[Last Film I Watched] Logan's Run (1976)
Title: Logan’s Run
Year: 1976
Country: USA
Language: English
Genre: Action, Sci-Fi, Adventure
Director: Michael Anderson
Screenwriter: David Zelag Goodman
based on the novel of William F. Nolan and George Clayton Johnson
Music: Jerry Goldsmith
Cinematography: Ernest Laszlo
Cast:
Michael York
Jenny Agutter
Richard Jordan
Peter Ustinov
Farrah Fawcett
Michael Anderson Jr.
Roscoe Lee Browne
Rating: 7.1/10
A 70s USA grandiose Sci-Fi picture directed by Oscar-nominated UK director Michael Anderson from AROUND THE WORLD IN 80 DAYS (1956) fame. Loosely adapted from its titular novel, LOGAN’S RUN depicts an Utopian future in the year of 2274, where the residue of human beings are living in a sealed dome city, everything is under the reign of a super-computer, designed to cater to all aspects of human’s needs, only with one proviso, whoever reaches 30-year-old, must volunteer to a ritual called “Carrousel”, to start their life anew, those who refuse to abide this rule, which are termed as“runners”, will be hunted and terminated by a team of armed police forces called“Sandmen”, and our protagonist Logan 5 (York) is one of them, a fairly good one too.
In its opening wheeze, audience witnesses this ostensible Carrousel rebirth, a surprisingly commendable feat involving a magnificent flying-wire stunt, still can feasibly grab our attention 40 years after its birth, where those 30-year-old birthday men/women are gathered together in their monotonous garbs, then start to defy gravity and float upwards under the propulsion of an energy field, hailed by frenetic onlookers, until being individually shot down by laser beams, which consummates their so-called ritual renewal, but an unsettling frisson penetrates our mind, what is really happening?
Other than the occasional disruptions caused by Runners, this mega-computer organized dome city is a hedonistic paradise, it is retro-futuristically antiseptic and every youngster is uniformly dressed with a specific color scheme according to ages, there is no concept of family, one can choose his or her ideal sex partner through a unique transportation booth, and there is a neon-lit love shop in the arcade, solely to gratify one’s sexual desire. Face-lifting and body-modification technology is also super-advanced.
Soon Logan is assigned by the computer to operate an under-handed mission, his age being adjusted from 26 to reaching 30, Logan must infiltrate the group of Runners, so as to locate a secret place named Sanctuary, where people can live without age limitation, and destroy it. So in a befuddling flurry, Logan begins his run, along with a young rebel Jessica 6 (Agutter), whilst tailed by his task-unwitting Sandman best-friend Francis 7 (Jordan).
In a valiant fashion, Logan and Jessica wreak havoc in a posh beautification center, get in touch with Runners and encounter a proto-robot Box (Lee Browne, one year prior the emergence of STAR WARS), who timely corroborates that the renewal is a hoax, those being dispatched by laser beams are frozen in his storage room with a frightening subtext hinting cannibalism.
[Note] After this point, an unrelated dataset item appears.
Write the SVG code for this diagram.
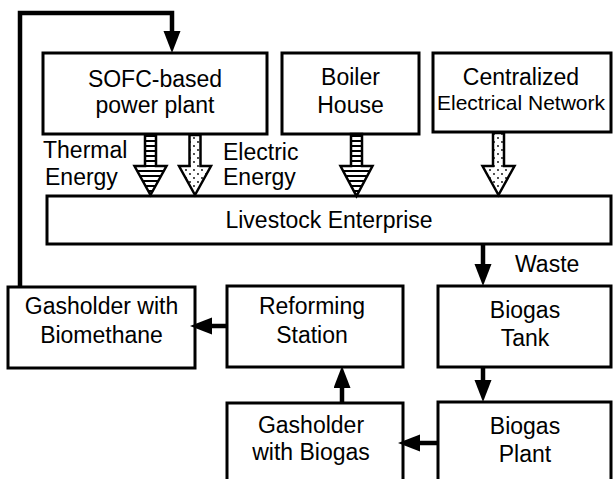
<svg xmlns="http://www.w3.org/2000/svg" width="613" height="479" viewBox="0 0 613 479">
<style>
.box{fill:#fff;stroke:#000;stroke-width:3}
.t{font-family:"Liberation Sans",Arial,sans-serif;font-size:23px;fill:#000;text-anchor:middle}
.ts{font-family:"Liberation Sans",Arial,sans-serif;font-size:21px;fill:#000;text-anchor:middle}
.tl{font-family:"Liberation Sans",Arial,sans-serif;font-size:23px;fill:#000}
.c{fill:none;stroke:#000;stroke-width:4.5}
.hol{stroke:#000;stroke-width:2.5;stroke-linejoin:miter}
</style>
<defs>
<pattern id="stripes" patternUnits="userSpaceOnUse" width="8" height="5">
<rect width="8" height="5" fill="#fff"/>
<rect y="0" width="8" height="2" fill="#000"/>
</pattern>
<pattern id="dots" patternUnits="userSpaceOnUse" width="8" height="8">
<rect width="8" height="8" fill="#fff"/>
<circle cx="2" cy="2" r="0.9" fill="#000"/>
<circle cx="6" cy="6" r="0.9" fill="#000"/>
</pattern>
<marker id="ah" markerUnits="userSpaceOnUse" markerWidth="24" markerHeight="18" refX="22" refY="8.5" orient="auto" viewBox="0 0 24 18">
<path d="M0,0 L22,8.5 L0,17 z" fill="#000"/>
</marker>
</defs>

<g id="sofc">
<rect class="box" x="43" y="53" width="224" height="81"/>
<text class="t" x="155" y="87">SOFC-based</text>
<text class="t" x="155" y="113">power plant</text>
</g>
<g id="boiler">
<rect class="box" x="282" y="53" width="137" height="81"/>
<text class="t" x="350.5" y="85">Boiler</text>
<text class="t" x="350.5" y="113">House</text>
</g>
<g id="network">
<rect class="box" x="433" y="53" width="178" height="79"/>
<text class="t" x="521" y="85">Centralized</text>
<text class="ts" x="521" y="110">Electrical Network</text>
</g>
<g id="livestock">
<rect class="box" x="47" y="196" width="564" height="48"/>
<text class="t" x="329" y="228">Livestock Enterprise</text>
</g>
<g id="biomethane">
<rect class="box" x="8" y="287" width="187" height="81"/>
<text class="t" x="101.5" y="314">Gasholder with</text>
<text class="t" x="101.5" y="343">Biomethane</text>
</g>
<g id="reforming">
<rect class="box" x="227" y="286" width="176" height="81"/>
<text class="t" x="312" y="314">Reforming</text>
<text class="t" x="312" y="343">Station</text>
</g>
<g id="tank">
<rect class="box" x="438" y="286" width="173" height="81"/>
<text class="t" x="525" y="318">Biogas</text>
<text class="t" x="525" y="346">Tank</text>
</g>
<g id="gasholder-biogas">
<rect class="box" x="227" y="403" width="176" height="80"/>
<text class="t" x="311" y="433">Gasholder</text>
<text class="t" x="311" y="460">with Biogas</text>
</g>
<g id="plant">
<rect class="box" x="438" y="402" width="173" height="81"/>
<text class="t" x="525" y="434">Biogas</text>
<text class="t" x="525" y="462">Plant</text>
</g>

<g id="connectors">
<path class="c" d="M20,287 V13 H172 V38"/>
<line class="c" x1="483" y1="244" x2="483" y2="275"/>
<line class="c" x1="483" y1="367" x2="483" y2="390"/>
<line class="c" x1="438" y1="443" x2="410" y2="443"/>
<line class="c" x1="342" y1="403" x2="342" y2="378"/>
<line class="c" x1="227" y1="326" x2="200" y2="326"/>
<line x1="172" y1="20" x2="172" y2="53" stroke="none" marker-end="url(#ah)"/>
<line x1="483" y1="250" x2="483" y2="286" stroke="none" marker-end="url(#ah)"/>
<line x1="483" y1="370" x2="483" y2="402" stroke="none" marker-end="url(#ah)"/>
<line x1="436" y1="443" x2="398" y2="443" stroke="none" marker-end="url(#ah)"/>
<line x1="342" y1="400" x2="342" y2="366" stroke="none" marker-end="url(#ah)"/>
<line x1="225" y1="326" x2="190" y2="326" stroke="none" marker-end="url(#ah)"/>

<polygon class="hol" fill="url(#stripes)" points="145,135 145,166 134.5,166 150.5,195 166.5,166 156,166 156,135"/>
<polygon class="hol" fill="url(#dots)" points="189.5,135 189.5,166 179,166 195,195 211,166 200.5,166 200.5,135"/>
<polygon class="hol" fill="url(#stripes)" points="351,134 351,166 340.5,166 356.5,196 372.5,166 362,166 362,134"/>
<polygon class="hol" fill="url(#dots)" points="493,133 493,166 482.5,166 498.5,195 514.5,166 504,166 504,133"/>

<text class="tl" x="43" y="158">Thermal</text>
<text class="tl" x="45" y="185">Energy</text>
<text class="tl" x="223" y="160">Electric</text>
<text class="tl" x="223" y="185">Energy</text>
<text class="tl" x="515" y="272">Waste</text>
</g>
</svg>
Eventually, after escaping the city and ascending onto the surface through an elevator, they (and viewers too) realize the city is entirely built underground, whereas the terra firma is totally derelict and abandoned, until they chance upon the last man alive in a ruined Washington DC, the old man (Ustinov), who will give scattershot information of a past world which is more aligned with today’s notion, followed by a final showdown between Logan and Francis. But what about the Sanctuary? Where is it? Maybe there has never been one, it is simply a myth to elicit hope and strength to disillusioned Runners.
In an overtly rash third act, Logan and Jessica take the old man with them, as a living proof that life doesn't need to being ended at 30, to unveil the inconvenient truth of their Utopian world and exact the final liberation, which comes off as suspiciously handy in a palpably sagging finale.
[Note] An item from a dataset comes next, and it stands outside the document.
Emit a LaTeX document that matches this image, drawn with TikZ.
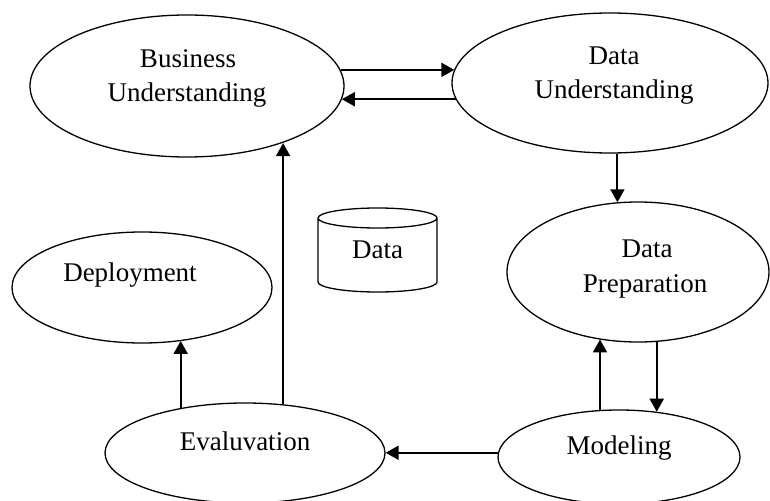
\documentclass[tikz,border=0pt]{standalone}
\usepackage{fontspec}
\setmainfont{Liberation Serif}
\usetikzlibrary{shapes.geometric,arrows.meta,calc}
\begin{document}
\begin{tikzpicture}[x=1pt,y=-1pt,
  stage/.style={draw, ellipse, inner sep=0pt, line width=1.3pt},
  lbl/.style={anchor=base, inner sep=0pt, font=\fontsize{27pt}{32pt}\selectfont},
  arr/.style={line width=2pt, -{Triangle[length=13pt,width=14pt]}}]
\useasboundingbox (0,0) rectangle (770,500);
\clip (0,0) rectangle (770,500);
% stages
\node[stage, minimum width=314pt, minimum height=142pt] (bu) at (187,86) {};
\node[stage, minimum width=316pt, minimum height=140pt] (du) at (610,83) {};
\node[stage, minimum width=262pt, minimum height=140pt] (dp) at (638,272) {};
\node[stage, minimum width=260pt, minimum height=111pt] (dep) at (142,287.5) {};
\node[stage, minimum width=280pt, minimum height=100pt] (ev) at (245,453) {};
\node[stage, minimum width=242pt, minimum height=94pt] (mod) at (619,457) {};
% labels
\node[lbl] (bu1) at (188,68) {Business};
\node[lbl] (bu2) at (187,102) {Understanding};
\node[lbl] (du1) at (614,65) {Data};
\node[lbl] (du2) at (614,99) {Understanding};
\node[lbl] (dp1) at (647,257) {Data};
\node[lbl] (dp2) at (645,292) {Preparation};
\node[lbl] (dep1) at (130,281) {Deployment};
\node[lbl] (ev1) at (245,450) {Evaluvation};
\node[lbl] (mod1) at (619,454) {Modeling};
% data store
\draw[line width=1.3pt] (318,218) arc[start angle=180, end angle=360, x radius=59.5pt, y radius=10pt]
  arc[start angle=0, end angle=180, x radius=59.5pt, y radius=10pt]
  -- (318,282) arc[start angle=180, end angle=360, x radius=59.5pt, y radius=10pt] -- (437,218);
\node[lbl] (data) at (377.5,258) {Data};
% connectors
\draw[arr] (bu.6) -- (du.175 |- bu.6);
\draw[arr] (du.186) -- (bu.-5 |- du.186);
\draw[arr] (du.-84) -- (du.-84 |- dp.107);
\draw[arr] (dp.-75) -- (dp.-75 |- mod.50);
\draw[arr] (mod.112) -- (mod.112 |- dp.240);
\draw[arr] (mod.178) -- (ev.east |- mod.178);
\draw[arr] (ev.52) -- (ev.52 |- bu.-31);
\draw[arr] (ev.145) -- (ev.145 |- dep.-53);
\end{tikzpicture}
\end{document}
Shot in wide-angle splendor, the film simultaneously embodies the cutting-edge Special Effect technology and betrays the outdated modus operandi of its days, however the concept of its escapist future-world, bolstered by an intrusively retro-futuristic score from Jerry Goldsmith, presciently precedes the more insidious, and virtual-reality blurring milieu of THE MATRIX trilogy, a congenial cast also helps to keep the movie entertaining, York is motivated enough to represent Logan less a cipher than he is designed, and Agutter is predictably pigeonholed an under-developed but eye-pleasing foil, plus a muttering impromptu Ustinov is just too much a jewel in the fray.
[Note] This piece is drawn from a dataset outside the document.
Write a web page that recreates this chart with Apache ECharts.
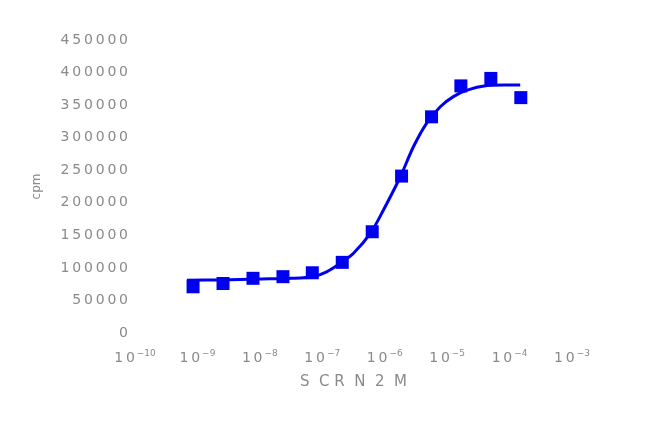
<!DOCTYPE html>
<html>
<head>
<meta charset="utf-8">
<script src="https://cdn.jsdelivr.net/npm/echarts@6/dist/echarts.min.js"></script>
<style>html,body{margin:0;padding:0;background:#fff}#c{width:650px;height:427px}</style>
</head>
<body>
<div id="c"></div>
<script>
// log10 concentration (M) of the measured points
var logConc = [-9.07, -8.59, -8.11, -7.63, -7.16, -6.68, -6.20, -5.73, -5.25, -4.78, -4.30, -3.82];
// measured response
var response = [71000, 76000, 84000, 86500, 92500, 108500, 155500, 241000, 332000, 379500, 391000, 361500];
// fitted curve
var curveX = [-9.17, -8.64, -8.00, -7.50, -7.15, -6.93, -6.71, -6.50, -6.23, -6.02, -5.75, -5.54, -5.33, -5.11, -4.90, -4.68, -4.36, -4.10, -3.83];
var curveY = [81000, 81500, 82900, 84000, 86500, 94000, 107000, 122500, 153000, 189000, 240000, 286000, 322000, 347500, 363000, 373000, 380000, 381000, 381000];
// axis ticks
var xTicks = [-10, -9, -8, -7, -6, -5, -4, -3];
var yMax = 450000, yStep = 50000;
var xTitle = 'S  C R  N  2  M';
var yTitle = 'cpm';

function spaced(s) { return String(s).split('').join('\u2009'); }

var chart = echarts.init(document.getElementById('c'), null, {renderer: 'canvas'});
var grey = '#8a8a8a';
var blue = '#0000f0';
chart.setOption({
  animation: false,
  grid: {left: 135, right: 78, top: 40, bottom: 94, containLabel: false},
  xAxis: {
    type: 'value', min: xTicks[0], max: xTicks[xTicks.length - 1], interval: 1,
    axisLine: {show: false}, axisTick: {show: false}, splitLine: {show: false},
    axisLabel: {
      margin: 16,
      formatter: function (v) { return '{b|1\u20090}{s|' + String(v).replace('-', '\u2212') + '}'; },
      rich: {
        b: {fontSize: 14, color: grey, fontFamily: 'DejaVu Sans', lineHeight: 18},
        s: {fontSize: 9, color: grey, fontFamily: 'DejaVu Sans', verticalAlign: 'top', padding: [0, 0, 8, 2]}
      }
    },
    name: xTitle, nameLocation: 'middle', nameGap: 42,
    nameTextStyle: {fontSize: 15, color: grey, fontFamily: 'DejaVu Sans'}
  },
  yAxis: {
    type: 'value', min: 0, max: yMax, interval: yStep,
    axisLine: {show: false}, axisTick: {show: false}, splitLine: {show: false},
    axisLabel: {
      margin: 7, color: grey, fontSize: 14, fontFamily: 'DejaVu Sans',
      formatter: function (v) { return spaced(v); }
    },
    name: yTitle, nameLocation: 'middle', nameGap: 92, nameRotate: 90,
    nameTextStyle: {fontSize: 12, color: grey, fontFamily: 'DejaVu Sans'}
  },
  series: [
    {
      type: 'line', smooth: 0.3, showSymbol: false, symbol: 'none',
      data: curveX.map(function (x, i) { return [x, curveY[i]]; }),
      lineStyle: {color: blue, width: 3}
    },
    {
      type: 'scatter', symbol: 'rect', symbolSize: 13,
      data: logConc.map(function (x, i) { return [x, response[i]]; }),
      itemStyle: {color: blue, opacity: 1}
    }
  ]
});
</script>
</body>
</html>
A reboot of this picture has been in the pipeline for years but to no avail, then if one can spike the archetype story with some more topical elements such as clones and advanced A.I., taking a leaf from the book of the with-it TV series WESTWORLD, perhaps television is a more liberal and benign alternative presently, albeit the studio had already made a TV-spinoff in 1977 after the movie’s success, which only lasted for one season.